*Source code of charts*:
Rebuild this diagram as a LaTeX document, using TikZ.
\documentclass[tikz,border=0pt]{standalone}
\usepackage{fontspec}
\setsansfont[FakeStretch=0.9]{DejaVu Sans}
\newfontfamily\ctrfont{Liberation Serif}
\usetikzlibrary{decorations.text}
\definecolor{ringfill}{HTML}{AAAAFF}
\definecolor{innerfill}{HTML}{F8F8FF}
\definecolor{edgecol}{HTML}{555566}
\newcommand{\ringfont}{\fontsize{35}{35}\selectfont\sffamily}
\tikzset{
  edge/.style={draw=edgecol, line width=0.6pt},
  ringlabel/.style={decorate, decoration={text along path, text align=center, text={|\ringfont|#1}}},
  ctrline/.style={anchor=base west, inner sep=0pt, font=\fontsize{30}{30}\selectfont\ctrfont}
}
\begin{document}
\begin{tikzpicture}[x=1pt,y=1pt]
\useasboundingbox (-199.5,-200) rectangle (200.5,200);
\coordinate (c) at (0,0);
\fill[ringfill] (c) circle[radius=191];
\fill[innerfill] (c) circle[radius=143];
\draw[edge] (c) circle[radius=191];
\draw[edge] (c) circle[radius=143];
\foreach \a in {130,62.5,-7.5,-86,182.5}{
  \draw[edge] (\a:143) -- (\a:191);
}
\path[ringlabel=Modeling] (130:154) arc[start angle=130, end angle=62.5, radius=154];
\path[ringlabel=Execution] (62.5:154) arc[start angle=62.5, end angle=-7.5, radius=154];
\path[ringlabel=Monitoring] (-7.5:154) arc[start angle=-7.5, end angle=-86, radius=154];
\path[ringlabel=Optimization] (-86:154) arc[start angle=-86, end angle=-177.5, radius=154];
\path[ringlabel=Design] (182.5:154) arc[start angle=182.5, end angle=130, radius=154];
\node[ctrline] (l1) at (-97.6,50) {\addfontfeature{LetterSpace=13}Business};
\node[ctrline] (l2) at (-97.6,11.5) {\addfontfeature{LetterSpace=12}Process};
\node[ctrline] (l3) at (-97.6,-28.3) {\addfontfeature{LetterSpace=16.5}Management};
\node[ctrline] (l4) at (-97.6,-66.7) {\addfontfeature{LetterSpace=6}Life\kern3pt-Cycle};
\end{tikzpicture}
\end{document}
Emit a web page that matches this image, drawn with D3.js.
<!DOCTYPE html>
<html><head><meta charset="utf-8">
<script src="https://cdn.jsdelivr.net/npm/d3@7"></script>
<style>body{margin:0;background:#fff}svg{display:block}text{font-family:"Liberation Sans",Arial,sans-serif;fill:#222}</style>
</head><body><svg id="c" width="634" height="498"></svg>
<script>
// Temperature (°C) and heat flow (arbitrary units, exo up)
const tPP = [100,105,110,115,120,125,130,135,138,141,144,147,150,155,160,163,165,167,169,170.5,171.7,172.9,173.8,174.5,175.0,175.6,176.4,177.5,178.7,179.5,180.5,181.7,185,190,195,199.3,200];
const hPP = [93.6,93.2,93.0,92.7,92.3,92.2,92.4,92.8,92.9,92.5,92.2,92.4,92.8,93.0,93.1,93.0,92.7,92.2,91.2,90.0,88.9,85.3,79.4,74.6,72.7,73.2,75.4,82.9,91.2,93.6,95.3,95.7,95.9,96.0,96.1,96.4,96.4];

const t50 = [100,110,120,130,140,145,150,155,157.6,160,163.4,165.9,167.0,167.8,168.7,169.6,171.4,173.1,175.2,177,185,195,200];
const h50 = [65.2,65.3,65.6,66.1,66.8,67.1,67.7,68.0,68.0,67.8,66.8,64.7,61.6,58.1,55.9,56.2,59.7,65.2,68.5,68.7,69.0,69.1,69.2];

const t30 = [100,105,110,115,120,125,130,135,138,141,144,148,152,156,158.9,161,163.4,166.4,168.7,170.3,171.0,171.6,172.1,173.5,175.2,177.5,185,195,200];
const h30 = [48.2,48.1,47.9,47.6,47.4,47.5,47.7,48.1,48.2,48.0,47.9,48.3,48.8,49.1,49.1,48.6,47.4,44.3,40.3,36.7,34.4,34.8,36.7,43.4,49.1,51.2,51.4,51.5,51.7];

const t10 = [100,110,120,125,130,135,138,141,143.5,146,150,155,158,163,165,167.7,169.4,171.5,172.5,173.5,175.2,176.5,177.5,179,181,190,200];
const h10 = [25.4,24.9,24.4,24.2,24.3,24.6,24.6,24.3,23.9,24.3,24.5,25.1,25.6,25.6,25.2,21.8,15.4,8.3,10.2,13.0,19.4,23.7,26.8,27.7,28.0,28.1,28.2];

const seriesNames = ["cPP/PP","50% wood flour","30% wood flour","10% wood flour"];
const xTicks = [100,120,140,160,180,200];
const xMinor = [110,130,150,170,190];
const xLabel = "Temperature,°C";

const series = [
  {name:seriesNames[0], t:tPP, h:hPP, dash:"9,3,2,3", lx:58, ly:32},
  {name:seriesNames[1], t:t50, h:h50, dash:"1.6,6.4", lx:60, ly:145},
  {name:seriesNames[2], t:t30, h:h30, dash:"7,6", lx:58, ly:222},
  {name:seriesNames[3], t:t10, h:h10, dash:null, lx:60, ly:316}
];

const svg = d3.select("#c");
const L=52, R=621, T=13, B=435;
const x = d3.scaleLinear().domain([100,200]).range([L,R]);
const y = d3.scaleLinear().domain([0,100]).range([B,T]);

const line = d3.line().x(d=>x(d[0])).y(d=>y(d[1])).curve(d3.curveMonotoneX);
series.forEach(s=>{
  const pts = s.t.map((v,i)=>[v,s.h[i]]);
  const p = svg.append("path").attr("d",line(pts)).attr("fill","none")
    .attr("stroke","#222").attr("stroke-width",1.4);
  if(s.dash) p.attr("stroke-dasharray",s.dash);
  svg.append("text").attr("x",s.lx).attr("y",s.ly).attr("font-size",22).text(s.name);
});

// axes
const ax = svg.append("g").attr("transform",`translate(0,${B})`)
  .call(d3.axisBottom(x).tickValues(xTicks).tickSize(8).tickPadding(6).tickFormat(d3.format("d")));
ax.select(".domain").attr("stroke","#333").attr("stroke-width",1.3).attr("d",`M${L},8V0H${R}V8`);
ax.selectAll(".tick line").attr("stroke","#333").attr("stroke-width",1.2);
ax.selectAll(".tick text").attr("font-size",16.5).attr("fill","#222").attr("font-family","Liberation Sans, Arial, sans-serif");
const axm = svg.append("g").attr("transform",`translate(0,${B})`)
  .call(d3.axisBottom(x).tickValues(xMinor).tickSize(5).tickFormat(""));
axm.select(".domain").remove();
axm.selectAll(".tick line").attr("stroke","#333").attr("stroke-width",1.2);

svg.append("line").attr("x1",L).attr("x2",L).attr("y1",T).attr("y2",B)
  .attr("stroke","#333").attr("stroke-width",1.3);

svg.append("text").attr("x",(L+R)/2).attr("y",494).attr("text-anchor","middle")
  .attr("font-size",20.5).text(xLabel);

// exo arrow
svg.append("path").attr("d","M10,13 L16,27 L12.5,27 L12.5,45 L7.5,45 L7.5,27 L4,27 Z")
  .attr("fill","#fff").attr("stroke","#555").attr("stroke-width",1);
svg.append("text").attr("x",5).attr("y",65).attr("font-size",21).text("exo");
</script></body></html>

*WRITTEN TASK*:
Print back all the lines verbatim.

*RESPONSE*:
Rebuild this diagram as a LaTeX document, using TikZ.
\documentclass[tikz,border=0pt]{standalone}
\usepackage{fontspec}
\setsansfont[FakeStretch=0.9]{DejaVu Sans}
\newfontfamily\ctrfont{Liberation Serif}
\usetikzlibrary{decorations.text}
\definecolor{ringfill}{HTML}{AAAAFF}
\definecolor{innerfill}{HTML}{F8F8FF}
\definecolor{edgecol}{HTML}{555566}
\newcommand{\ringfont}{\fontsize{35}{35}\selectfont\sffamily}
\tikzset{
  edge/.style={draw=edgecol, line width=0.6pt},
  ringlabel/.style={decorate, decoration={text along path, text align=center, text={|\ringfont|#1}}},
  ctrline/.style={anchor=base west, inner sep=0pt, font=\fontsize{30}{30}\selectfont\ctrfont}
}
\begin{document}
\begin{tikzpicture}[x=1pt,y=1pt]
\useasboundingbox (-199.5,-200) rectangle (200.5,200);
\coordinate (c) at (0,0);
\fill[ringfill] (c) circle[radius=191];
\fill[innerfill] (c) circle[radius=143];
\draw[edge] (c) circle[radius=191];
\draw[edge] (c) circle[radius=143];
\foreach \a in {130,62.5,-7.5,-86,182.5}{
  \draw[edge] (\a:143) -- (\a:191);
}
\path[ringlabel=Modeling] (130:154) arc[start angle=130, end angle=62.5, radius=154];
\path[ringlabel=Execution] (62.5:154) arc[start angle=62.5, end angle=-7.5, radius=154];
\path[ringlabel=Monitoring] (-7.5:154) arc[start angle=-7.5, end angle=-86, radius=154];
\path[ringlabel=Optimization] (-86:154) arc[start angle=-86, end angle=-177.5, radius=154];
\path[ringlabel=Design] (182.5:154) arc[start angle=182.5, end angle=130, radius=154];
\node[ctrline] (l1) at (-97.6,50) {\addfontfeature{LetterSpace=13}Business};
\node[ctrline] (l2) at (-97.6,11.5) {\addfontfeature{LetterSpace=12}Process};
\node[ctrline] (l3) at (-97.6,-28.3) {\addfontfeature{LetterSpace=16.5}Management};
\node[ctrline] (l4) at (-97.6,-66.7) {\addfontfeature{LetterSpace=6}Life\kern3pt-Cycle};
\end{tikzpicture}
\end{document}
Emit a web page that matches this image, drawn with D3.js.
<!DOCTYPE html>
<html><head><meta charset="utf-8">
<script src="https://cdn.jsdelivr.net/npm/d3@7"></script>
<style>body{margin:0;background:#fff}svg{display:block}text{font-family:"Liberation Sans",Arial,sans-serif;fill:#222}</style>
</head><body><svg id="c" width="634" height="498"></svg>
<script>
// Temperature (°C) and heat flow (arbitrary units, exo up)
const tPP = [100,105,110,115,120,125,130,135,138,141,144,147,150,155,160,163,165,167,169,170.5,171.7,172.9,173.8,174.5,175.0,175.6,176.4,177.5,178.7,179.5,180.5,181.7,185,190,195,199.3,200];
const hPP = [93.6,93.2,93.0,92.7,92.3,92.2,92.4,92.8,92.9,92.5,92.2,92.4,92.8,93.0,93.1,93.0,92.7,92.2,91.2,90.0,88.9,85.3,79.4,74.6,72.7,73.2,75.4,82.9,91.2,93.6,95.3,95.7,95.9,96.0,96.1,96.4,96.4];

const t50 = [100,110,120,130,140,145,150,155,157.6,160,163.4,165.9,167.0,167.8,168.7,169.6,171.4,173.1,175.2,177,185,195,200];
const h50 = [65.2,65.3,65.6,66.1,66.8,67.1,67.7,68.0,68.0,67.8,66.8,64.7,61.6,58.1,55.9,56.2,59.7,65.2,68.5,68.7,69.0,69.1,69.2];

const t30 = [100,105,110,115,120,125,130,135,138,141,144,148,152,156,158.9,161,163.4,166.4,168.7,170.3,171.0,171.6,172.1,173.5,175.2,177.5,185,195,200];
const h30 = [48.2,48.1,47.9,47.6,47.4,47.5,47.7,48.1,48.2,48.0,47.9,48.3,48.8,49.1,49.1,48.6,47.4,44.3,40.3,36.7,34.4,34.8,36.7,43.4,49.1,51.2,51.4,51.5,51.7];

const t10 = [100,110,120,125,130,135,138,141,143.5,146,150,155,158,163,165,167.7,169.4,171.5,172.5,173.5,175.2,176.5,177.5,179,181,190,200];
const h10 = [25.4,24.9,24.4,24.2,24.3,24.6,24.6,24.3,23.9,24.3,24.5,25.1,25.6,25.6,25.2,21.8,15.4,8.3,10.2,13.0,19.4,23.7,26.8,27.7,28.0,28.1,28.2];

const seriesNames = ["cPP/PP","50% wood flour","30% wood flour","10% wood flour"];
const xTicks = [100,120,140,160,180,200];
const xMinor = [110,130,150,170,190];
const xLabel = "Temperature,°C";

const series = [
  {name:seriesNames[0], t:tPP, h:hPP, dash:"9,3,2,3", lx:58, ly:32},
  {name:seriesNames[1], t:t50, h:h50, dash:"1.6,6.4", lx:60, ly:145},
  {name:seriesNames[2], t:t30, h:h30, dash:"7,6", lx:58, ly:222},
  {name:seriesNames[3], t:t10, h:h10, dash:null, lx:60, ly:316}
];

const svg = d3.select("#c");
const L=52, R=621, T=13, B=435;
const x = d3.scaleLinear().domain([100,200]).range([L,R]);
const y = d3.scaleLinear().domain([0,100]).range([B,T]);

const line = d3.line().x(d=>x(d[0])).y(d=>y(d[1])).curve(d3.curveMonotoneX);
series.forEach(s=>{
  const pts = s.t.map((v,i)=>[v,s.h[i]]);
  const p = svg.append("path").attr("d",line(pts)).attr("fill","none")
    .attr("stroke","#222").attr("stroke-width",1.4);
  if(s.dash) p.attr("stroke-dasharray",s.dash);
  svg.append("text").attr("x",s.lx).attr("y",s.ly).attr("font-size",22).text(s.name);
});

// axes
const ax = svg.append("g").attr("transform",`translate(0,${B})`)
  .call(d3.axisBottom(x).tickValues(xTicks).tickSize(8).tickPadding(6).tickFormat(d3.format("d")));
ax.select(".domain").attr("stroke","#333").attr("stroke-width",1.3).attr("d",`M${L},8V0H${R}V8`);
ax.selectAll(".tick line").attr("stroke","#333").attr("stroke-width",1.2);
ax.selectAll(".tick text").attr("font-size",16.5).attr("fill","#222").attr("font-family","Liberation Sans, Arial, sans-serif");
const axm = svg.append("g").attr("transform",`translate(0,${B})`)
  .call(d3.axisBottom(x).tickValues(xMinor).tickSize(5).tickFormat(""));
axm.select(".domain").remove();
axm.selectAll(".tick line").attr("stroke","#333").attr("stroke-width",1.2);

svg.append("line").attr("x1",L).attr("x2",L).attr("y1",T).attr("y2",B)
  .attr("stroke","#333").attr("stroke-width",1.3);

svg.append("text").attr("x",(L+R)/2).attr("y",494).attr("text-anchor","middle")
  .attr("font-size",20.5).text(xLabel);

// exo arrow
svg.append("path").attr("d","M10,13 L16,27 L12.5,27 L12.5,45 L7.5,45 L7.5,27 L4,27 Z")
  .attr("fill","#fff").attr("stroke","#555").attr("stroke-width",1);
svg.append("text").attr("x",5).attr("y",65).attr("font-size",21).text("exo");
</script></body></html>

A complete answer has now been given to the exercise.